We have presented two new methods for solving convex MINLP problems, based on a regularization technique and a second order approximation of the Lagrangean. We have proven that both methods converge to the global optimal solution in a finite number of iterations, and shown that the proofs hold even if the MIQP subproblem is only solved approximately. Both methods are mainly intended for problems with moderate to high degrees of nonlinearity, and for such problems, both methods performed better than the original OA method. The new method called Q-OA required significantly fewer iterations than the original OA, and there was also a clear advantage in the solution time. The advantage is due to the fact that more information is utilized when choosing the integer combinations. The method L-OA uses a regularization technique which we showed is equivalent to using a trust region. The regularization prevents large jumps between iterations and tries to keep the trial solutions close to the feasible region, and for the test problems, it gave an advantage over the original OA. For the test problems, Q-OA performed better than the other methods, both with respect to the number of iteration and time. Furthermore, using Q-OA we were able to solve a larger percentage of the test problems within the time limit.

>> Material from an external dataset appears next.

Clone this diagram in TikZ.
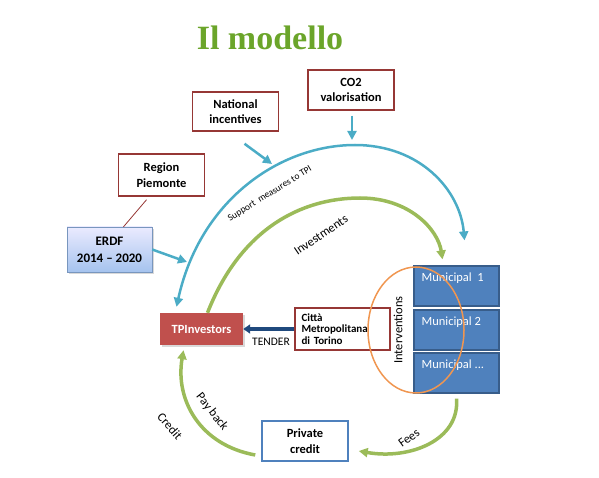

As future work we plan to implement the methods in a more efficient and flexible framework, e.g., within an MINLP solver like DICOPT [18] or as part of a Toolkit in an optimization modeling software such as Pyomo or JuliaOpt. It could also be worth to investigate a dynamic update of the level parameter \(\alpha \). For example, it could be possible to adjust the parameter based on the current optimality gap. Another idea would be to investigate if the concepts used within L-OA and Q-OA could be effectively integrated within the framework of the NLP/LP based branch and bound algorithm presented in [28].